Skarlis and Steinfeldt basically used walleye trolling gear to catch their fish, starting with 8-foot St. Croix EyeCon trolling rods coupled with Abu Garcia 6500 LC (line-counter) reels loaded with Berkley Trilene XT in 10-pound test. A leader of clear 10-pound XT connected a two-jig set-up to the Tadpoles.
"One reason we stuck with the 10-pound test is because it's tough and abrasion-resistent, and it's also the same diameter that's used to develop the Precision Trolling dive curves for both the Tadpoles and assorted crankbaits," said Skarlis. "The planer boards handle that diameter of line really well, too."
Skarlis and Steinfeldt also used the electric motors on their boat for propulsion.
"Being able to troll silently all day was important, too, and our Optima batteries made that possible," Skarlis said. "We trolled from 7 a.m. to 3:30 p.m. and if it weren't for the power and the long lasting energy of the Optimas, we wouldn't have been able to do that."

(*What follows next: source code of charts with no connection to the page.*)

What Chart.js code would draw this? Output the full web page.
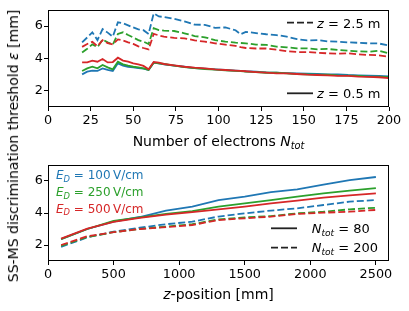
<!DOCTYPE html>
<html>
<head>
<meta charset="utf-8">
<script src="https://cdn.jsdelivr.net/npm/chart.js@4.4.1/dist/chart.umd.min.js"></script>
<style>
  body { margin: 0; background: #fff; }
  #wrap { position: relative; width: 409px; height: 311px; overflow: hidden; }
  canvas { position: absolute; left: 0; }
  #c1 { top: 0; }
  #c2 { top: 155px; }
  #ylab {
    position: absolute; left: 13px; top: 146px;
    transform: translate(-50%, -50%) rotate(-90deg);
    white-space: nowrap; font: 14px 'DejaVu Sans'; color: #000;
  }
</style>
</head>
<body>
<div id="wrap">
  <canvas id="c1" width="409" height="155"></canvas>
  <canvas id="c2" width="409" height="156"></canvas>
  <div id="ylab">SS-MS discrimination threshold <i>ε</i> [mm]</div>
</div>
<script>
// oben: Schwelle gegen Elektronenzahl
const nTot = [20, 23, 26, 29, 32, 35, 38, 41, 44, 47, 50, 53, 56, 59, 62, 65, 68, 74, 80, 86,
              92, 98, 104, 110, 113, 116, 122, 128, 134, 140, 146, 152, 158, 164, 170, 176, 182, 188, 194, 200];

const thr100_z05 = [3.02, 3.19, 3.25, 3.23, 3.39, 3.29, 3.23, 3.70, 3.56, 3.49, 3.45, 3.41, 3.37, 3.29, 3.74, 3.70, 3.64, 3.56, 3.49, 3.41,
                    3.37, 3.33, 3.29, 3.25, 3.23, 3.21, 3.19, 3.14, 3.12, 3.10, 3.08, 3.06, 3.04, 3.02, 3.02, 2.98, 2.96, 2.94, 2.92, 2.90];
const thr250_z05 = [3.23, 3.39, 3.49, 3.39, 3.60, 3.45, 3.33, 3.80, 3.64, 3.56, 3.49, 3.45, 3.39, 3.29, 3.74, 3.70, 3.66, 3.56, 3.47, 3.41,
                    3.35, 3.31, 3.27, 3.23, 3.22, 3.19, 3.16, 3.12, 3.12, 3.08, 3.04, 3.02, 3.00, 3.00, 2.96, 2.94, 2.92, 2.88, 2.88, 2.84];
const thr500_z05 = [3.76, 3.76, 3.87, 3.80, 3.97, 3.76, 3.78, 4.05, 3.87, 3.80, 3.70, 3.64, 3.54, 3.33, 3.78, 3.74, 3.66, 3.58, 3.49, 3.43,
                    3.39, 3.33, 3.29, 3.25, 3.23, 3.21, 3.16, 3.12, 3.08, 3.08, 3.04, 3.00, 2.98, 2.96, 2.92, 2.92, 2.88, 2.86, 2.84, 2.79];

const thr100_z25 = [5.00, 5.30, 5.62, 5.14, 5.82, 5.60, 5.35, 6.24, 6.18, 6.05, 5.92, 5.80, 5.75, 5.52, 6.79, 6.60, 6.57, 6.45, 6.30, 6.10,
                    6.08, 5.90, 5.92, 5.75, 5.50, 5.65, 5.57, 5.50, 5.45, 5.35, 5.20, 5.12, 5.14, 5.06, 5.04, 5.00, 4.97, 4.94, 4.93, 4.80];
const thr250_z25 = [4.37, 4.60, 4.87, 4.70, 5.17, 5.00, 4.86, 5.52, 5.62, 5.45, 5.30, 5.14, 5.04, 4.90, 5.87, 5.76, 5.72, 5.70, 5.56, 5.39,
                    5.31, 5.14, 5.04, 4.98, 4.96, 4.94, 4.86, 4.84, 4.73, 4.69, 4.63, 4.63, 4.57, 4.59, 4.53, 4.48, 4.44, 4.42, 4.48, 4.32];
const thr500_z25 = [4.72, 4.90, 5.03, 4.76, 5.13, 4.95, 4.87, 5.18, 5.12, 5.00, 4.90, 4.75, 4.65, 4.56, 5.52, 5.43, 5.35, 5.27, 5.25, 5.12,
                    5.04, 4.94, 4.86, 4.78, 4.70, 4.65, 4.62, 4.62, 4.55, 4.45, 4.40, 4.40, 4.36, 4.32, 4.30, 4.32, 4.26, 4.22, 4.20, 4.11];

// unten: Schwelle gegen z-Position
const zPos = [100, 300, 500, 700, 900, 1100, 1300, 1500, 1700, 1900, 2100, 2300, 2500];

const thr100_N80  = [2.37, 3.00, 3.46, 3.75, 4.15, 4.40, 4.80, 5.02, 5.30, 5.48, 5.78, 6.05, 6.25];
const thr250_N80  = [2.37, 3.00, 3.50, 3.72, 3.95, 4.12, 4.40, 4.60, 4.81, 5.02, 5.23, 5.40, 5.56];
const thr500_N80  = [2.40, 3.02, 3.45, 3.70, 3.90, 4.05, 4.23, 4.40, 4.60, 4.77, 4.96, 5.10, 5.23];
const thr100_N200 = [1.88, 2.48, 2.83, 3.08, 3.30, 3.46, 3.78, 3.98, 4.15, 4.29, 4.50, 4.71, 4.81];
const thr250_N200 = [1.95, 2.50, 2.80, 3.00, 3.15, 3.30, 3.60, 3.73, 3.81, 3.98, 4.08, 4.23, 4.33];
const thr500_N200 = [2.00, 2.55, 2.80, 3.00, 3.12, 3.25, 3.56, 3.67, 3.77, 3.94, 4.02, 4.08, 4.19];

const ticksN = [0, 25, 50, 75, 100, 125, 150, 175, 200];
const ticksZ = [0, 500, 1000, 1500, 2000, 2500];
const ticksY = [2, 4, 6];

const fieldLabels = ['100', '250', '500'];

const BLUE = '#1f77b4', GREEN = '#2ca02c', RED = '#d62728';
const DASH = [7, 3];
const FONT = 'DejaVu Sans';

function richText(ctx, runs, x, y, size, color) {
  const fontOf = k => k === 's' ? `italic ${size * 0.7}px '${FONT}'`
                    : k === 'i' ? `italic ${size}px '${FONT}'` : `${size}px '${FONT}'`;
  let w = 0;
  for (const [t, k] of runs) { ctx.font = fontOf(k); w += ctx.measureText(t).width; }
  return { w, draw(align) {
    let cx = align === 'center' ? x - w / 2 : x;
    ctx.fillStyle = color;
    ctx.textBaseline = 'alphabetic';
    ctx.textAlign = 'left';
    for (const [t, k] of runs) {
      ctx.font = fontOf(k);
      ctx.fillText(t, cx, k === 's' ? y + size * 0.22 : y);
      cx += ctx.measureText(t).width;
    }
  }};
}

const decor = {
  id: 'decor',
  afterDatasetsDraw(chart) {
    const { ctx, chartArea: a } = chart;
    const o = chart.options.plugins.decor;
    ctx.save();
    // Rahmen
    ctx.strokeStyle = '#000';
    ctx.lineWidth = 1;
    ctx.strokeRect(a.left + 0.5, a.top + 0.5, a.right - a.left - 1, a.bottom - a.top - 1);
    // Legendenlinien
    for (const h of o.handles) {
      ctx.beginPath();
      ctx.setLineDash(h.dash ? DASH : []);
      ctx.strokeStyle = '#222';
      ctx.lineWidth = 1.8;
      ctx.moveTo(h.x1, h.y);
      ctx.lineTo(h.x2, h.y);
      ctx.stroke();
    }
    ctx.setLineDash([]);
    for (const t of o.texts) {
      richText(ctx, t.runs, t.x, t.y, t.size, t.color || '#000').draw(t.align);
    }
    // Achsentitel
    richText(ctx, o.xTitle, (a.left + a.right) / 2, o.xTitleY, 14, '#000').draw('center');
    ctx.restore();
  }
};

function axis(min, max, ticks, isY, size) {
  return {
    type: 'linear', min, max,
    afterBuildTicks: s => { s.ticks = ticks.map(v => ({ value: v })); },
    afterFit: s => { if (isY) s.width = size; else s.height = size; },
    grid: { display: true, drawOnChartArea: false, drawTicks: true, tickLength: 4, color: '#000', lineWidth: 1 },
    border: { display: false },
    ticks: { color: '#000', font: { family: FONT, size: 12.8 }, padding: isY ? 1 : 2,
             maxRotation: 0, autoSkip: false, callback: v => String(v) }
  };
}

function series(xs, ys, color, dashed, order) {
  return {
    data: xs.map((x, i) => ({ x, y: ys[i] })),
    borderColor: color, backgroundColor: color,
    borderWidth: 1.8, borderDash: dashed ? DASH : [],
    pointRadius: 0, tension: 0, fill: false, order
  };
}

const baseOpts = {
  responsive: false,
  animation: false,
  events: [],
  plugins: { legend: { display: false }, tooltip: { enabled: false } }
};

new Chart(document.getElementById('c1'), {
  type: 'line',
  data: {
    datasets: [
      series(nTot, thr100_z05, BLUE, false, 6),
      series(nTot, thr250_z05, GREEN, false, 5),
      series(nTot, thr500_z05, RED, false, 4),
      series(nTot, thr100_z25, BLUE, true, 3),
      series(nTot, thr250_z25, GREEN, true, 2),
      series(nTot, thr500_z25, RED, true, 1)
    ]
  },
  options: {
    ...baseOpts,
    layout: { padding: { top: 10, right: 20, left: 0, bottom: 0 } },
    scales: {
      x: axis(0, 200, ticksN, false, 48),
      y: axis(1, 7, ticksY, true, 48)
    },
    plugins: {
      ...baseOpts.plugins,
      decor: {
        xTitleY: 146,
        xTitle: [['Number of electrons ', 'r'], ['N', 'i'], ['tot', 's']],
        handles: [
          { x1: 287, x2: 313, y: 22.7, dash: true },
          { x1: 287, x2: 313, y: 93.3, dash: false }
        ],
        texts: [
          { x: 317, y: 27.5, size: 13, runs: [['z', 'i'], [' = 2.5 m', 'r']] },
          { x: 317, y: 98, size: 13, runs: [['z', 'i'], [' = 0.5 m', 'r']] }
        ]
      }
    }
  },
  plugins: [decor]
});

new Chart(document.getElementById('c2'), {
  type: 'line',
  data: {
    datasets: [
      series(zPos, thr100_N80, BLUE, false, 6),
      series(zPos, thr250_N80, GREEN, false, 5),
      series(zPos, thr500_N80, RED, false, 4),
      series(zPos, thr100_N200, BLUE, true, 3),
      series(zPos, thr250_N200, GREEN, true, 2),
      series(zPos, thr500_N200, RED, true, 1)
    ]
  },
  options: {
    ...baseOpts,
    layout: { padding: { top: 10, right: 20, left: 0, bottom: 0 } },
    scales: {
      x: axis(0, 2600, ticksZ, false, 50),
      y: axis(1, 7, ticksY, true, 48)
    },
    plugins: {
      ...baseOpts.plugins,
      decor: {
        xTitleY: 144.3,
        xTitle: [['z', 'i'], ['-position [mm]', 'r']],
        handles: [
          { x1: 271, x2: 297, y: 73.3, dash: false },
          { x1: 271, x2: 297, y: 92.7, dash: true }
        ],
        texts: [
          { x: 56, y: 24, size: 12, color: BLUE, runs: [['E', 'i'], ['D', 's'], [' = ' + fieldLabels[0] + '\u2009V/cm', 'r']] },
          { x: 56, y: 41, size: 12, color: GREEN, runs: [['E', 'i'], ['D', 's'], [' = ' + fieldLabels[1] + '\u2009V/cm', 'r']] },
          { x: 56, y: 57.7, size: 12, color: RED, runs: [['E', 'i'], ['D', 's'], [' = ' + fieldLabels[2] + '\u2009V/cm', 'r']] },
          { x: 311.7, y: 77.7, size: 13, runs: [['N', 'i'], ['tot', 's'], [' = 80', 'r']] },
          { x: 311.7, y: 96.7, size: 13, runs: [['N', 'i'], ['tot', 's'], [' = 200', 'r']] }
        ]
      }
    }
  },
  plugins: [decor]
});
</script>
</body>
</html>
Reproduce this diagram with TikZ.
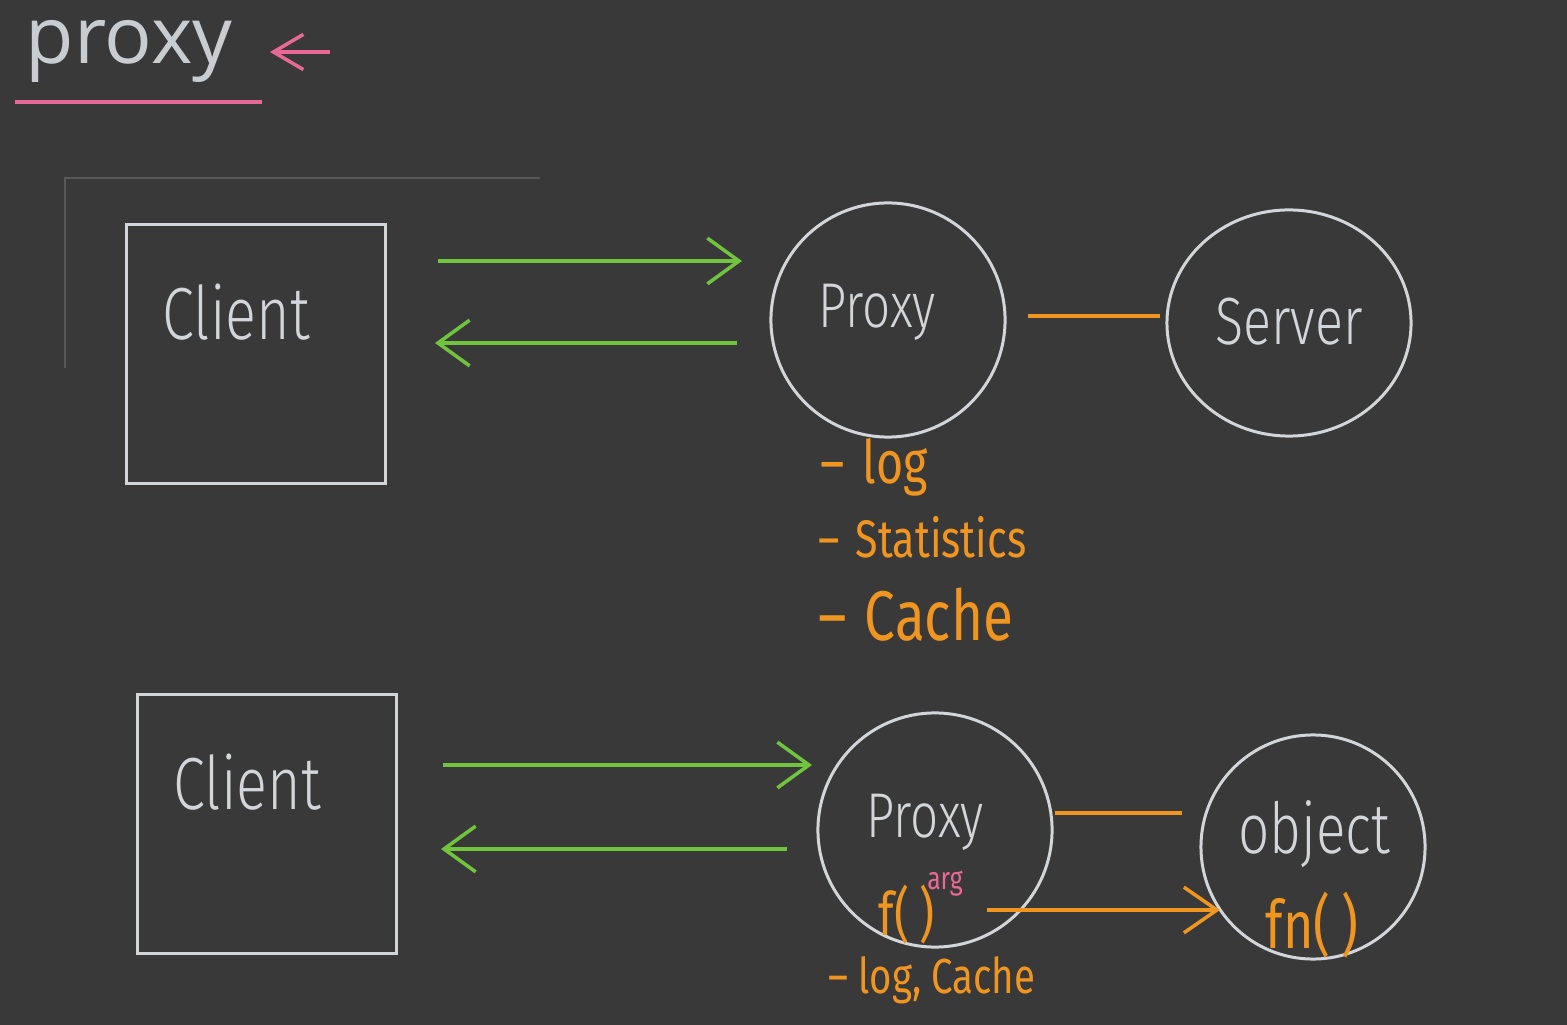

It was especially satisfying, Skarlis added, to succeed using a new approach that is only beginning to make its way into the crappie world. "It's so much fun," he said. "It's a presentation that takes your baits through fish that aren't spooked by the boat so they are more apt to bite. It makes the average angler more successful. The fish were just voracious eating those jigs. They jerked those boards right back. It was a great visual. It was some of the most enjoyable fishing I've had in my life."